Is it just me, or are there an outsized number of galleries going through break-ups right now? Last week, I announced that Anton Svyatsky is leaving his role as coowner of Fragment Gallery alongside his partner Sergei Gushchin to start his own space, and the week before that, well, the whole Downs & Ross disintegration transpired. I’ve heard of a few other gallery splits that I can’t quite report yet, but stay tuned. 

On top of all that, I can reveal that two OGs of this generation’s Tribeca galleries, Denny Dimin Gallery, are splitting up. Isn’t this supposed to be cuffing season?! 

“It makes a lot of sense to me,” one artist who works with the gallery told me, noting that the relationship between the two had soured over both the workload and who was getting credit for that work. After a stint at Hasted Kraeutler (another double-billed gallery that ended not very amicably), Denny founded her own shop in the Lower East Side in 2013. Two years later, Dimin joined as a partner and the gallery got a new name. 

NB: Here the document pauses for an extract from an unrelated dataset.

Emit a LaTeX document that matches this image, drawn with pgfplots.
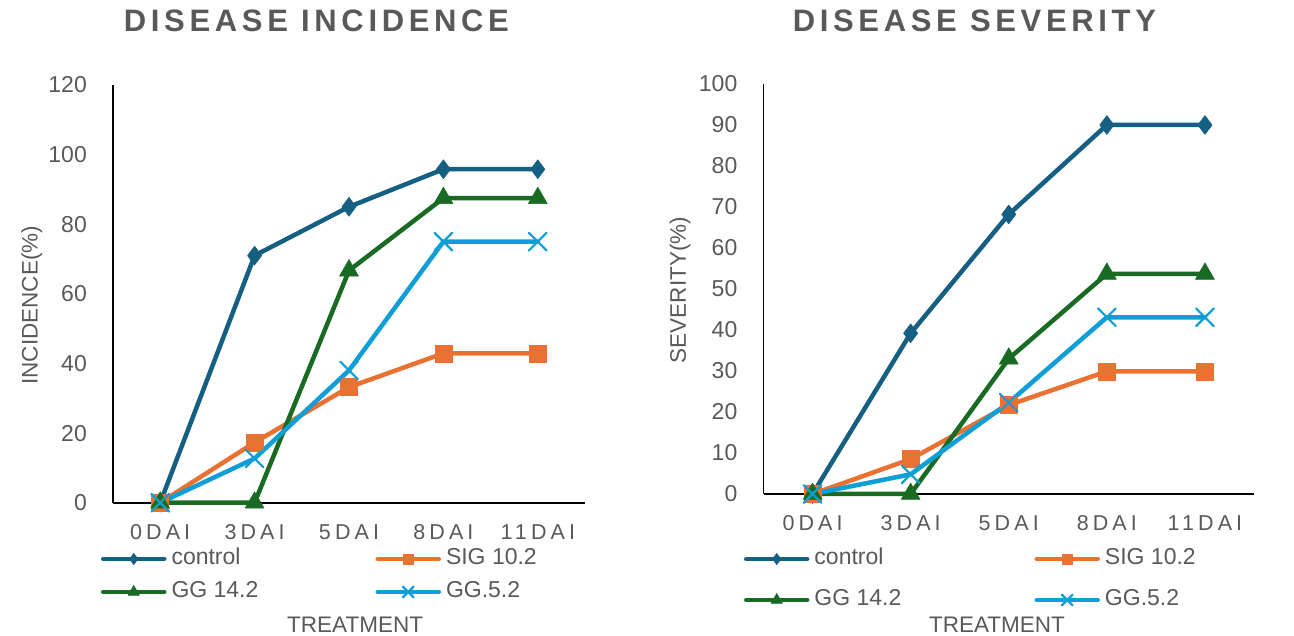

The gallery—which joined the wave of spaces moving to Tribeca in 2019—is noted for launching the careers of emerging artists such as Ann Shelton, Stephen Thorpe, Paula Wilson, and Sheida Soleimani. This isn’t the gallery’s first scandal, as last year, Wet Paint reported on a screaming match that went on in the gallery with one of their artists, Pamela Council.

Sources say Denny was the one who prompted the split, but both she and Dimin declined to comment to Wet Paint. No word yet on what will happen to the current space at 39 Lispenard Street or whether Denny will continue to operate it.

Dimin, meanwhile, will open his own space, called DIMIN, at the top of next year, which will act as “a contemporary art gallery that will help artists navigate the complexities of the art world, provide stewardship to artists’ careers, and develop emerging talent.” 

WE HEAR… 

Screenshot from the Real Real.

Somebody is offloading their Marc Chagall on high-fashion resale website The Real Real for a cool $325,000, and the website has the piece, Le Clown Flûtise au Coq, listed as “Size: Small”… Jamian Juliano-Villani’s downtown gallery O’Flaherty’s has finally signed the lease on a new space at 44 Avenue A, which is not, as rumored, the second location of Andy Kaufman‘s apartment, but I’m sure will be equally as fun and chaotic Nicelle Beauchene has picked up representation of Quentin James McCaffrey … A hack twitter account @meansexrat is posing as Nino Mier and trying to start fights and posting photos of *checks notes* Russian YouTuber Hasbulla … After almost six years, Artnet News’s beloved executive editor Julia Halperin is leaving the company in the New Year. Even more than we’ll miss her unparalleled editing skills, encyclopedic art-market knowledge, and knack for hard-hitting, data-driven journalism—I mean did you SEE the Burns Halperin Report??—we’ll miss her kindness, supportiveness, and collaborative spirit!

 

SPOTTED

*** Adam Lindemann with an inflatable John Waters doll at hotspot the Nines, which sounds like the most bizarre Clue guess I could possibly imagine *** A proper noun grab-bag of equal proportion: Marina Abramović presented Bill Clinton with an honorary doctorate from New York University *** LOMEX hosted perhaps the crème de la crème of Christmas parties this week with an appropriately macabre holiday performance by Mykki Blanco, who showered guests with “de-colonial cock tales,” a barely dry painting by Jamian Juliano-Villani (it was finished less than three hours before the performance began), and a rollicking afterparty at Maneros *** Jeff Koons and his formerly estranged son (and current NFT star) Ludwig spending the holidays together somewhere in the desert, astride camels***

WET PAINT QUESTIONNAIRE

Last week, I indulged my narcissism and asked you which Wet Paint from this year you thought was the most salacious. I got what I deserved, and the overwhelming responses were the two scoops that caused me those most internal, existential duress about reporting: Unmasking the art world’s worst tippers and revealing the skinny on Mickalene Thomas and Racquel Chevremont’s profit-sharing arrangement. Glad to know my lost sleep wasn’t in vain!

I’ll be taking some time off for the holidays and Wet Paint will return on January 13. In the meantime, while you are all reveling in Christmas cheer, I challenge you to ponder: Which art collector throws the best parties?